All but the simplest of electronic devices utilize nonvolatile memories. When an electronic device must retain information during and after being placed in an unpowered state, nonvolatile memories must be provided. Several types of nonvolatile memories are known in the art. Nonvolatile memories may be portable, auxiliary, or integrated in a circuit, or as a component, in both general and embedded computer systems. Most generally, nonvolatile memories are found in digital cameras, cellular telephones, music players, and as the key component in portable memory devices (e.g. USB based flash drives).
Nonvolatile memory is often formed using electrically-erasable programmable read only memory (EEPROM) technology. EEPROM, also known as flash memory, uses an architecture that is inadequate in its access, erase and write times, for the increasing operational speed requirements and decreasing size requirements of electronic devices. A memory architecture with faster access, erase and write times scalable to smaller devices is needed. Volatile memories (such as Random Access Memory (RAM)) are fast and inexpensive. Nonvolatile memories must improve before they can become a successful replacement in applications currently using volatile flash memories. Resistive switching memories are a type of nonvolatile memory which may provide an alternative to flash memories.

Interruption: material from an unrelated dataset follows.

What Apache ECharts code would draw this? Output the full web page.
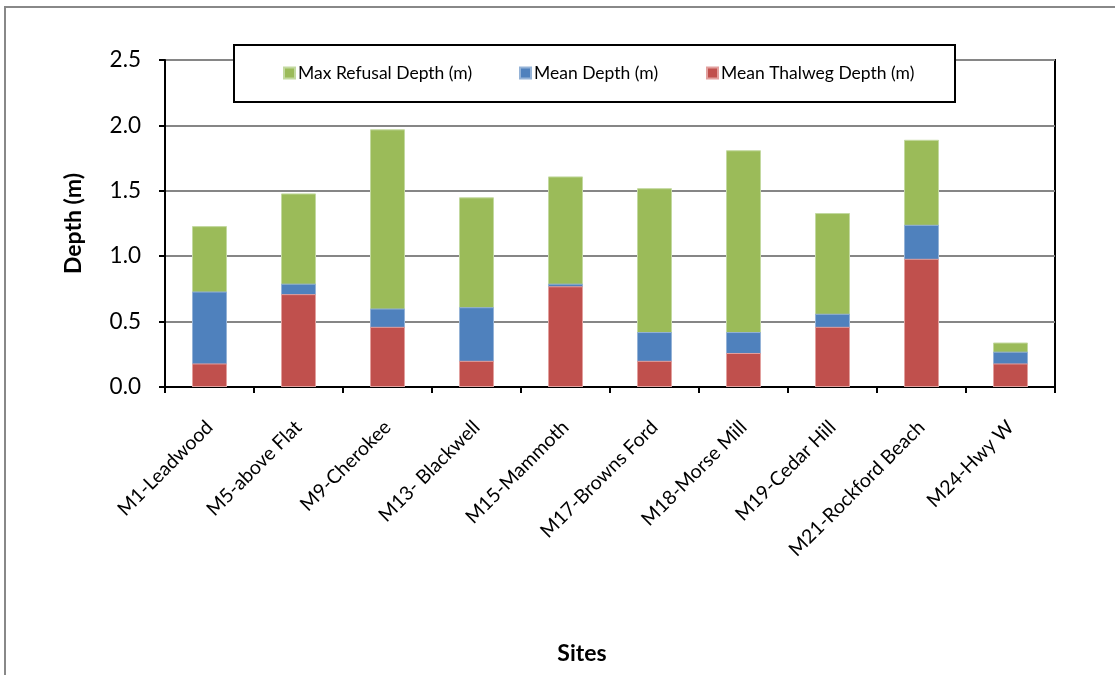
<!DOCTYPE html>
<html>
<head>
<meta charset="utf-8">
<script src="https://cdn.jsdelivr.net/npm/echarts@6/dist/echarts.min.js"></script>
<style>html,body{margin:0;padding:0;background:#fff}#c{width:1115px;height:675px}</style>
</head>
<body>
<div id="c"></div>
<script>
const sites = ['M1-Leadwood','M5-above Flat','M9-Cherokee','M13- Blackwell','M15-Mammoth','M17-Browns Ford','M18-Morse Mill','M19-Cedar Hill','M21-Rockford Beach','M24-Hwy W'];
const maxRefusal = [1.23, 1.48, 1.97, 1.45, 1.61, 1.52, 1.81, 1.33, 1.89, 0.34];
const meanDepth = [0.73, 0.79, 0.60, 0.61, 0.79, 0.42, 0.42, 0.56, 1.24, 0.27];
const meanThalweg = [0.18, 0.71, 0.46, 0.20, 0.77, 0.20, 0.26, 0.46, 0.98, 0.18];
const seriesNames = ['Max Refusal Depth (m)', 'Mean Depth (m)', 'Mean Thalweg Depth (m)'];
const yTicks = [0, 0.5, 1.0, 1.5, 2.0, 2.5];

const FONT = 'Lato';
const chart = echarts.init(document.getElementById('c'), null, {renderer: 'canvas'});
const legendBase = {
  top: 64, itemWidth: 11, itemHeight: 11, z: 10, padding: 0,
  icon: 'rect',
  textStyle: {fontFamily: FONT, fontSize: 17.5, color: '#000', padding: [0,0,0,-2]}
};
chart.setOption({
  animation: false,
  textStyle: {fontFamily: FONT},
  grid: {left: 165, right: 60, top: 60, bottom: 288, show: true, borderColor: '#000', borderWidth: 2, backgroundColor: 'transparent'},
  legend: [
    Object.assign({}, legendBase, {left: 283, data: [seriesNames[0]]}),
    Object.assign({}, legendBase, {left: 519, data: [seriesNames[1]]}),
    Object.assign({}, legendBase, {left: 706, data: [seriesNames[2]]})
  ],
  graphic: [
    {type: 'rect', shape: {x: 5, y: 7, width: 1200, height: 800}, style: {fill: 'none', stroke: '#888', lineWidth: 2}, z: 0, silent: true},
    {type: 'rect', shape: {x: 234, y: 45, width: 721, height: 57}, style: {fill: '#fff', stroke: '#000', lineWidth: 2}, z: 5, zlevel: 0, silent: true},
    {type: 'text', x: 582, y: 654, style: {text: 'Sites', fontFamily: FONT, fontWeight: 'bold', fontSize: 23, fill: '#000', textAlign: 'center', textVerticalAlign: 'middle'}, z: 5}
  ],
  xAxis: {
    type: 'category', data: sites,
    axisLine: {lineStyle: {color: '#000', width: 2}},
    axisTick: {show: true, length: 6, lineStyle: {color: '#000', width: 2}},
    axisLabel: {rotate: 45, margin: 37, fontSize: 19.5, color: '#000', fontFamily: FONT, interval: 0}
  },
  yAxis: {
    type: 'value', min: 0, max: 2.5, interval: 0.5,
    name: 'Depth (m)', nameLocation: 'middle', nameGap: 80, nameRotate: 90,
    nameTextStyle: {fontFamily: FONT, fontWeight: 'bold', fontSize: 23, color: '#000'},
    axisLine: {show: true, lineStyle: {color: '#000', width: 2}},
    axisTick: {show: true, length: 6, lineStyle: {color: '#000', width: 2}},
    axisLabel: {fontSize: 22.5, color: '#000', margin: 24, fontFamily: FONT,
      formatter: v => yTicks.includes(v) ? v.toFixed(1) : ''},
    splitLine: {show: true, lineStyle: {color: '#868686', width: 2}}
  },
  series: [
    {name: seriesNames[0], type: 'bar', data: maxRefusal, barWidth: 35, barGap: '-100%', itemStyle: {color: '#9BBB59', borderColor: '#c3d9a0', borderWidth: 1}, z: 2},
    {name: seriesNames[1], type: 'bar', data: meanDepth, barWidth: 35, barGap: '-100%', itemStyle: {color: '#4F81BD', borderColor: '#95b3d7', borderWidth: 1}, z: 3},
    {name: seriesNames[2], type: 'bar', data: meanThalweg, barWidth: 35, barGap: '-100%', itemStyle: {color: '#C0504D', borderColor: '#e2a09e', borderWidth: 1}, z: 4}
  ]
});
</script>
</body>
</html>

Resistive switching nonvolatile memories are formed of arrays of resistive switching memory with resistive switching elements where each element has two or more stable resistive states. Bi-stable resistive switching elements have two stable states. The application of an electric field having a particular voltage or current results in a desired element resistance. Voltage pulses are typically used to switch the memory element from one resistance state to the other.
Resistive switching elements use a “forming process” to prepare a memory device for use. The forming process is typically applied at the factory, at assembly, or at initial system configuration. A resistive switching material is normally insulating, but a sufficient voltage (known as a forming voltage) applied to the resistive switching material will form one or more conductive pathways in the resistive switching material. Through the appropriate application of various voltages (e.g. a set voltage and reset voltage), the conductive pathways may be modified to form a high resistance state or a low resistance state. For example, a resistive switching material may change from a first resistivity to a second resistivity upon the application of a set voltage, and from the second resistivity back to the first resistivity upon the application of a reset voltage.
To function properly, a resistive switching element must have two well defined resistive states. Therefore, it would be advantageous if a method existed for determining predictable switching behavior in a resistive switching element.